* [Request]: Go through the data below. List every line that holds the word "this".

* [Information supplied]:

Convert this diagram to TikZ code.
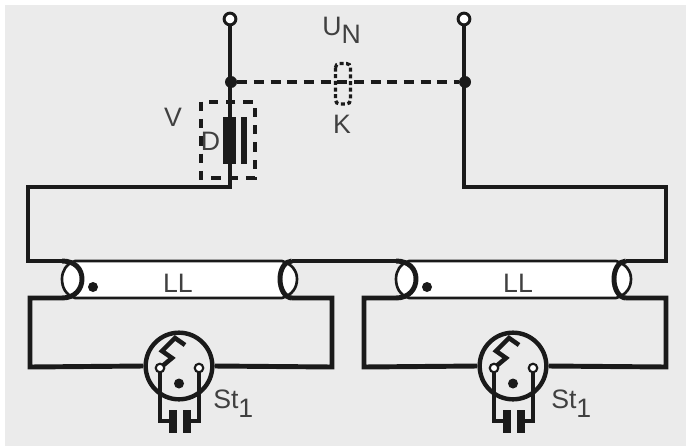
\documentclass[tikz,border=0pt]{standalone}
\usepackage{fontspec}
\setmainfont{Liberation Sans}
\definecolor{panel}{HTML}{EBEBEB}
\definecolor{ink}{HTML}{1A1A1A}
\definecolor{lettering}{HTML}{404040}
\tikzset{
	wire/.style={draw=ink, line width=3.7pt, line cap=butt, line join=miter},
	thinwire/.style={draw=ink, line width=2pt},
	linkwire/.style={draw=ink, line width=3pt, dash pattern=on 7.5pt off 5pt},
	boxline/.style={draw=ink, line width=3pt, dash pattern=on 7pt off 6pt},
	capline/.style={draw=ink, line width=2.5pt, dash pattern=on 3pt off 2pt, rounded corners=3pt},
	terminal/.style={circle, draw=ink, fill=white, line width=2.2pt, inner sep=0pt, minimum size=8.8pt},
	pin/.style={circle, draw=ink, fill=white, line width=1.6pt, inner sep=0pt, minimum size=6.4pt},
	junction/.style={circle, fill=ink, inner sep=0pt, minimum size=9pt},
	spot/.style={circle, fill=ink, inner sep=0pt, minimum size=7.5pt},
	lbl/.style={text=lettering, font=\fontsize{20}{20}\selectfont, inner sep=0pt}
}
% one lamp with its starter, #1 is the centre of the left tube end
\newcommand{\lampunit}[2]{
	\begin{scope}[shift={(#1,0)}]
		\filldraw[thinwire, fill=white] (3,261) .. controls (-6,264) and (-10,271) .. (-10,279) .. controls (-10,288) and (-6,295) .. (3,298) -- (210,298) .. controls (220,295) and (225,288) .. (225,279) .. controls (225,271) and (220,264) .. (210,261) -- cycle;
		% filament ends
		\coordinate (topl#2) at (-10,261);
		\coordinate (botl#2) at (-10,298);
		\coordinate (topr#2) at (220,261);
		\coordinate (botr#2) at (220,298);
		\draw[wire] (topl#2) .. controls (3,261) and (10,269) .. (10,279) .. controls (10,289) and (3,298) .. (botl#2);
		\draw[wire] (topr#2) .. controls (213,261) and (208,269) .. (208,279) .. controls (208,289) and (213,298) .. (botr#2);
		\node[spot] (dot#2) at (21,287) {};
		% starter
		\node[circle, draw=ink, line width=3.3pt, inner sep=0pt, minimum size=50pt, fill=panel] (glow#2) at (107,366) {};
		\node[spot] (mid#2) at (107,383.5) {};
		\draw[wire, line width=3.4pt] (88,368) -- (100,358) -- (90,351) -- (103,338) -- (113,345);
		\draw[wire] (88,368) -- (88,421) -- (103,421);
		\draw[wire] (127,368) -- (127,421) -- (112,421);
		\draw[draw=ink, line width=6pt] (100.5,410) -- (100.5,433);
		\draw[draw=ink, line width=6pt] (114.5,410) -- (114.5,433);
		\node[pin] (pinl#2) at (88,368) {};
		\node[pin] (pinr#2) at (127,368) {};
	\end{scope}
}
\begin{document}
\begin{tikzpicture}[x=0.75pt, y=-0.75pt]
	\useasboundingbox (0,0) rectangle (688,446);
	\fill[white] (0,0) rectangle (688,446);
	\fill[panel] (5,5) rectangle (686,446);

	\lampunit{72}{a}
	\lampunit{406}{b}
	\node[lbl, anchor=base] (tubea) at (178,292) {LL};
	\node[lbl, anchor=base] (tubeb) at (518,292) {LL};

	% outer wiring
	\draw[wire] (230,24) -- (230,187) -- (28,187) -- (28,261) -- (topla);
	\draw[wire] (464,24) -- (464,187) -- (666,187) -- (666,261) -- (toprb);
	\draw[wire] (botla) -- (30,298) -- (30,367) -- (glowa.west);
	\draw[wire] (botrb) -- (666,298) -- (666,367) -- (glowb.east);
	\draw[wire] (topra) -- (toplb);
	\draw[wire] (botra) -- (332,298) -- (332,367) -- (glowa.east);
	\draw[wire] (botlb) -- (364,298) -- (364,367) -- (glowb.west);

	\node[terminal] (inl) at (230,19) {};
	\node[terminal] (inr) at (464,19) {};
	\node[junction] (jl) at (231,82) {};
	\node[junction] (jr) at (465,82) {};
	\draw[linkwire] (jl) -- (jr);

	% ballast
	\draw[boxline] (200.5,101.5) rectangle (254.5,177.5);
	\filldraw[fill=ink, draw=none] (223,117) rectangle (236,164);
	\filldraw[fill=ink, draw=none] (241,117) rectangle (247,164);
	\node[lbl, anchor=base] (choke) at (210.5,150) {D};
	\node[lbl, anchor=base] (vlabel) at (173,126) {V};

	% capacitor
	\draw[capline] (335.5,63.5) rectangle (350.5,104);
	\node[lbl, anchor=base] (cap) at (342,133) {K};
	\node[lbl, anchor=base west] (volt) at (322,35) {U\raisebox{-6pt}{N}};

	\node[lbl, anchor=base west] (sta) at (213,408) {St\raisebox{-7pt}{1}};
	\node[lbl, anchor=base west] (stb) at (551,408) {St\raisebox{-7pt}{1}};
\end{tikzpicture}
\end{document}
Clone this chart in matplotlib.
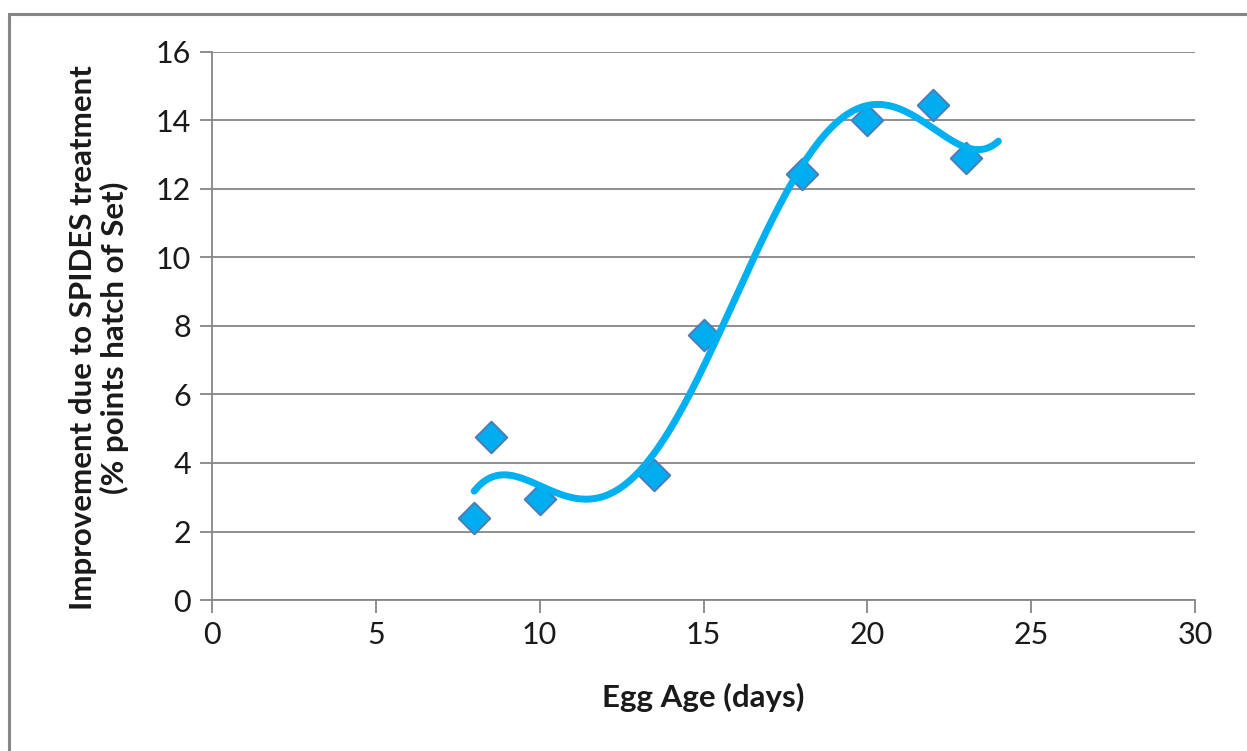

* [Right answer]:
Convert this diagram to TikZ code.
Clone this chart in matplotlib.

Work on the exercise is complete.